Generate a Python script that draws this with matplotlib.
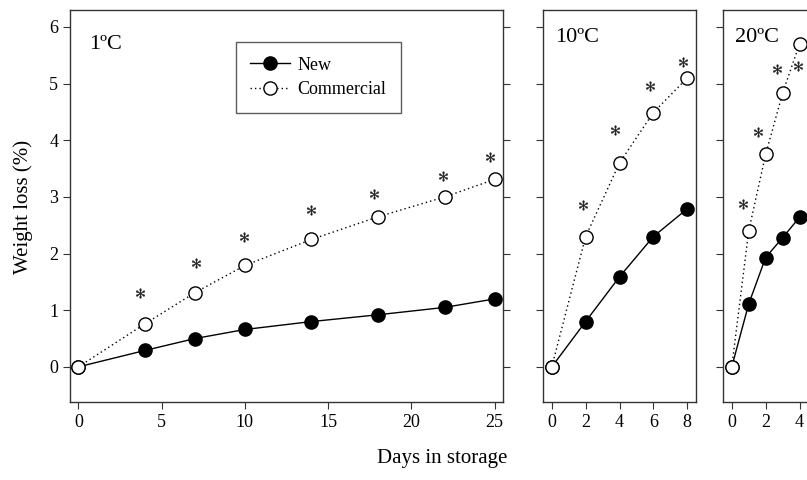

━━━━━━━━━━━━━━━━━━━━

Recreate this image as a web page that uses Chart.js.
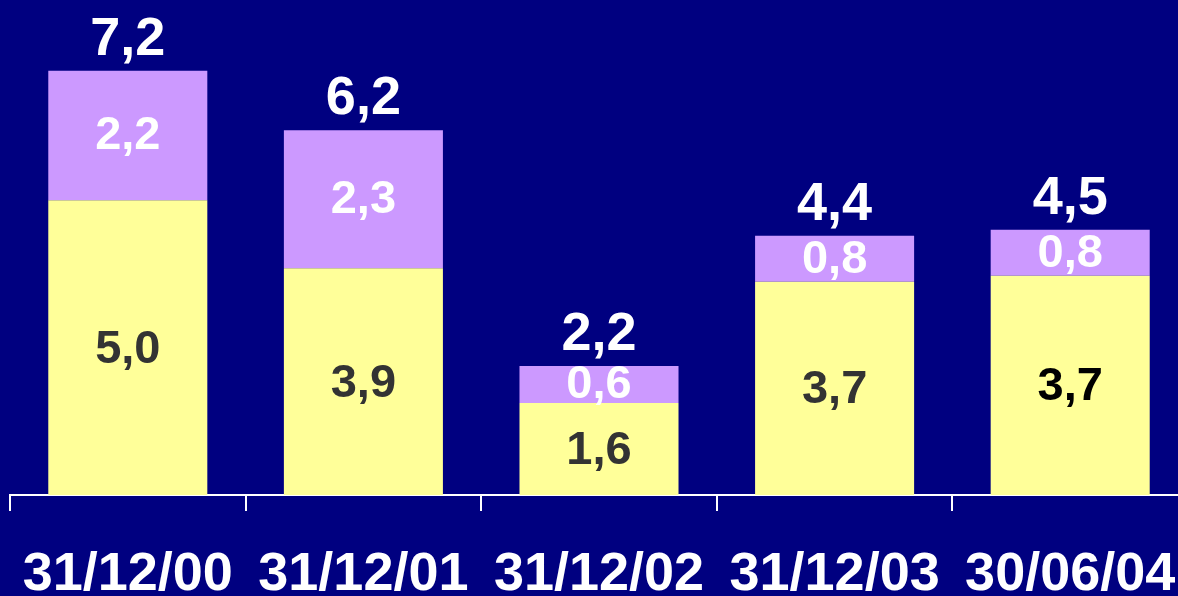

━━━━━━━━━━━━━━━━━━━━

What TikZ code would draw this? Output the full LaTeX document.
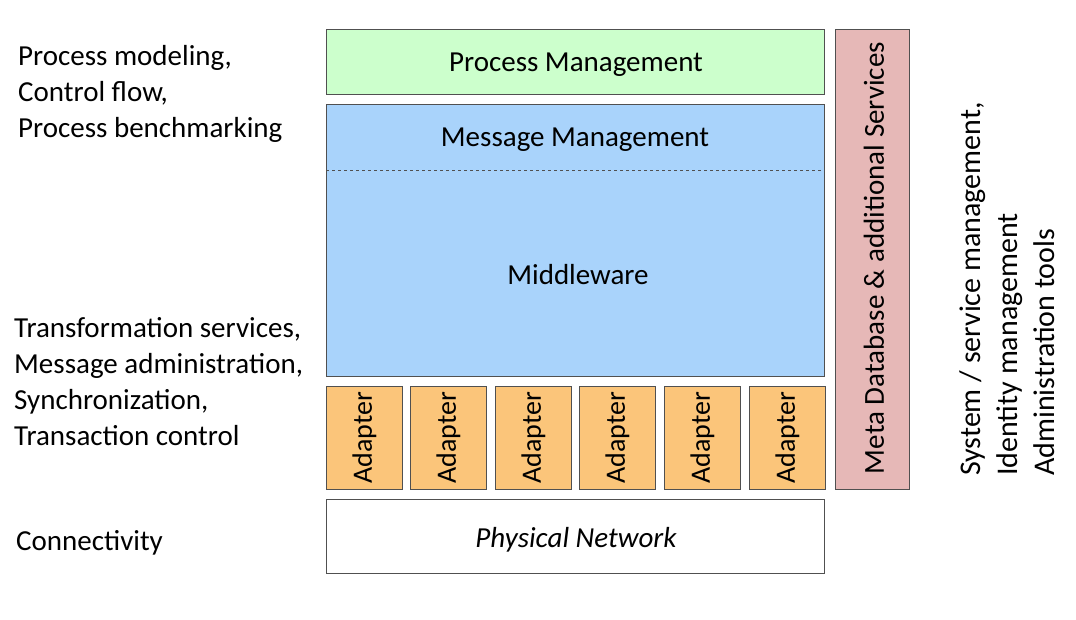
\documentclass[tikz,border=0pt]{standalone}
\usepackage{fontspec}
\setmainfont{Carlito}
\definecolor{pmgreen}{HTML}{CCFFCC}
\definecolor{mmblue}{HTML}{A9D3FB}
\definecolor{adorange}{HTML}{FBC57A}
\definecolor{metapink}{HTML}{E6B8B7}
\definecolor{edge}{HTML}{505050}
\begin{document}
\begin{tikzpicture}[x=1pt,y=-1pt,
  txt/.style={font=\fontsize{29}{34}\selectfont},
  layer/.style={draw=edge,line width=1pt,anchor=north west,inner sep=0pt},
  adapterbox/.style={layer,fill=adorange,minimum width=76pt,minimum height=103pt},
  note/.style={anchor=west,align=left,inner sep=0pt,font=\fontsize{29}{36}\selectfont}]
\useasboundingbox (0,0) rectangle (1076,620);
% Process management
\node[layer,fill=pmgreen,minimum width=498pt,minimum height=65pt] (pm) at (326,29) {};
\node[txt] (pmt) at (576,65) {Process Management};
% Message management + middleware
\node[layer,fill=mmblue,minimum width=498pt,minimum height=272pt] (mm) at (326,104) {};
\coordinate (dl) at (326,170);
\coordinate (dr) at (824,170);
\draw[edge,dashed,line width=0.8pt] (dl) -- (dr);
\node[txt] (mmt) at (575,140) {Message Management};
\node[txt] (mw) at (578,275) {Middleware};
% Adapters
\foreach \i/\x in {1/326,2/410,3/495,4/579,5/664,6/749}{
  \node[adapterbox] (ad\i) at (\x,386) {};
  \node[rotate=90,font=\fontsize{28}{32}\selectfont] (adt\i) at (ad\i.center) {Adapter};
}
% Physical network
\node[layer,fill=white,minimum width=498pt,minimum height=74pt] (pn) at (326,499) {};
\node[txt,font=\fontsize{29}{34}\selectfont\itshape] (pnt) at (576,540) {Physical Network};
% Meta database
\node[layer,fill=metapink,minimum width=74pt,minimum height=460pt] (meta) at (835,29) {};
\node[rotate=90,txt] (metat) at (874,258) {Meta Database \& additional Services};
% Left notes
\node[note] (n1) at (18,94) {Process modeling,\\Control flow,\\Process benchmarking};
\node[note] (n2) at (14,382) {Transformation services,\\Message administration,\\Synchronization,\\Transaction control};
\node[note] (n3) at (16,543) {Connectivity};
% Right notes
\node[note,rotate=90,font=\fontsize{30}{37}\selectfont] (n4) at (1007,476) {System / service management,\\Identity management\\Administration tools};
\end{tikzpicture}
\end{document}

━━━━━━━━━━━━━━━━━━━━

Go over the records above line by line and count those holding the word "this". Reply only with the number.

Exercise result: 3